EXERCISE DESCRIPTION - Repeat all of the material below exactly as written, images excluded.

__________

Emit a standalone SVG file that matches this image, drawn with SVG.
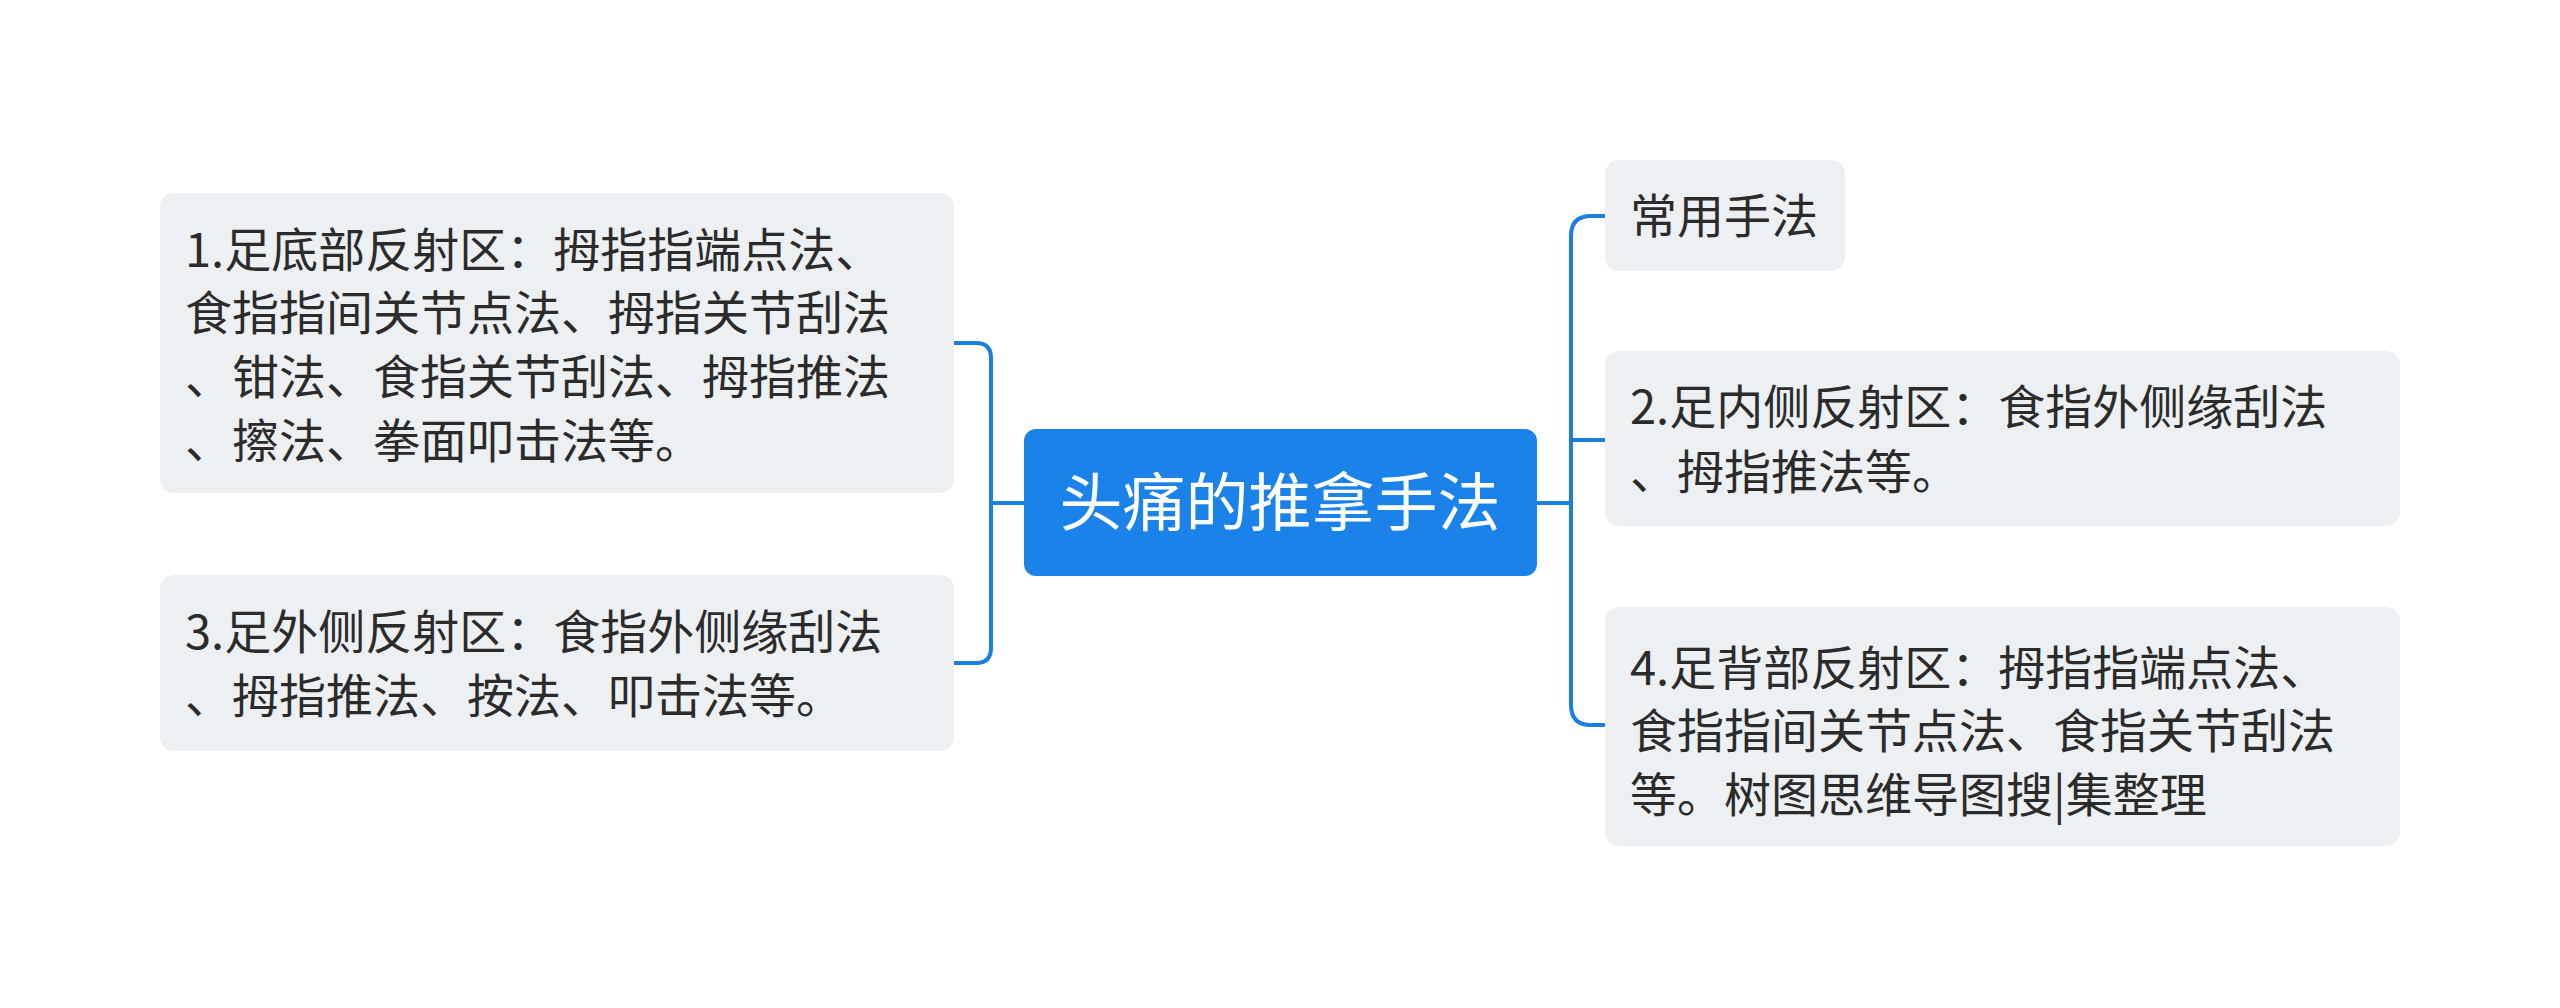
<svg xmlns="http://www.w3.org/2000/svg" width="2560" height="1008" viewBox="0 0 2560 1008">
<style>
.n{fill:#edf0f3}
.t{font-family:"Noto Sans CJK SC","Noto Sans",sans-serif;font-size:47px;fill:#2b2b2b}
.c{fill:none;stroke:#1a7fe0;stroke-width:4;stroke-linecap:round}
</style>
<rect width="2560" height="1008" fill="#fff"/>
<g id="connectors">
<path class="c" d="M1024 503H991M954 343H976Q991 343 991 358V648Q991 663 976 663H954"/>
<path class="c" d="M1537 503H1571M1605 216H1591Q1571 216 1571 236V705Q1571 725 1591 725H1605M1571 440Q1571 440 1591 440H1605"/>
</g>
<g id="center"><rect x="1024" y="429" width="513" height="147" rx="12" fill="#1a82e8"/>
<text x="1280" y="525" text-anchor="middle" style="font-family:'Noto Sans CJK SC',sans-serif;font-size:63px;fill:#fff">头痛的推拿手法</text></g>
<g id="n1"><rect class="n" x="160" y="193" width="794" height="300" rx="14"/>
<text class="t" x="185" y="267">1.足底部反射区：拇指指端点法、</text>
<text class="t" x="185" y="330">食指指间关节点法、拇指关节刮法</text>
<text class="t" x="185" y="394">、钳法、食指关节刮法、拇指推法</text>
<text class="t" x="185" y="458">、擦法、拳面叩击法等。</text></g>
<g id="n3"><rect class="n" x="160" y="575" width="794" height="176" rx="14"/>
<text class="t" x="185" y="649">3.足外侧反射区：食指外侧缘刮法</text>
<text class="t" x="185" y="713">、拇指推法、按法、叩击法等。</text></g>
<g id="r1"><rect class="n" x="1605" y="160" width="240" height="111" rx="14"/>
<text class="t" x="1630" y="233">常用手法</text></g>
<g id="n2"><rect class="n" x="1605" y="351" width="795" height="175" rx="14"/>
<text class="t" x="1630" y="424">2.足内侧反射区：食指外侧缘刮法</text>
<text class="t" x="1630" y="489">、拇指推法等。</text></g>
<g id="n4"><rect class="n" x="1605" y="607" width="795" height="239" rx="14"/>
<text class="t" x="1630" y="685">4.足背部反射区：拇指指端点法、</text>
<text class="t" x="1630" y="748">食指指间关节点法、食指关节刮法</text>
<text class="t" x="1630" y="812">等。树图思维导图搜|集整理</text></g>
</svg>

__________

ANSWER -
Emit a standalone SVG file that matches this image, drawn with SVG.
<svg xmlns="http://www.w3.org/2000/svg" width="2560" height="1008" viewBox="0 0 2560 1008">
<style>
.n{fill:#edf0f3}
.t{font-family:"Noto Sans CJK SC","Noto Sans",sans-serif;font-size:47px;fill:#2b2b2b}
.c{fill:none;stroke:#1a7fe0;stroke-width:4;stroke-linecap:round}
</style>
<rect width="2560" height="1008" fill="#fff"/>
<g id="connectors">
<path class="c" d="M1024 503H991M954 343H976Q991 343 991 358V648Q991 663 976 663H954"/>
<path class="c" d="M1537 503H1571M1605 216H1591Q1571 216 1571 236V705Q1571 725 1591 725H1605M1571 440Q1571 440 1591 440H1605"/>
</g>
<g id="center"><rect x="1024" y="429" width="513" height="147" rx="12" fill="#1a82e8"/>
<text x="1280" y="525" text-anchor="middle" style="font-family:'Noto Sans CJK SC',sans-serif;font-size:63px;fill:#fff">头痛的推拿手法</text></g>
<g id="n1"><rect class="n" x="160" y="193" width="794" height="300" rx="14"/>
<text class="t" x="185" y="267">1.足底部反射区：拇指指端点法、</text>
<text class="t" x="185" y="330">食指指间关节点法、拇指关节刮法</text>
<text class="t" x="185" y="394">、钳法、食指关节刮法、拇指推法</text>
<text class="t" x="185" y="458">、擦法、拳面叩击法等。</text></g>
<g id="n3"><rect class="n" x="160" y="575" width="794" height="176" rx="14"/>
<text class="t" x="185" y="649">3.足外侧反射区：食指外侧缘刮法</text>
<text class="t" x="185" y="713">、拇指推法、按法、叩击法等。</text></g>
<g id="r1"><rect class="n" x="1605" y="160" width="240" height="111" rx="14"/>
<text class="t" x="1630" y="233">常用手法</text></g>
<g id="n2"><rect class="n" x="1605" y="351" width="795" height="175" rx="14"/>
<text class="t" x="1630" y="424">2.足内侧反射区：食指外侧缘刮法</text>
<text class="t" x="1630" y="489">、拇指推法等。</text></g>
<g id="n4"><rect class="n" x="1605" y="607" width="795" height="239" rx="14"/>
<text class="t" x="1630" y="685">4.足背部反射区：拇指指端点法、</text>
<text class="t" x="1630" y="748">食指指间关节点法、食指关节刮法</text>
<text class="t" x="1630" y="812">等。树图思维导图搜|集整理</text></g>
</svg>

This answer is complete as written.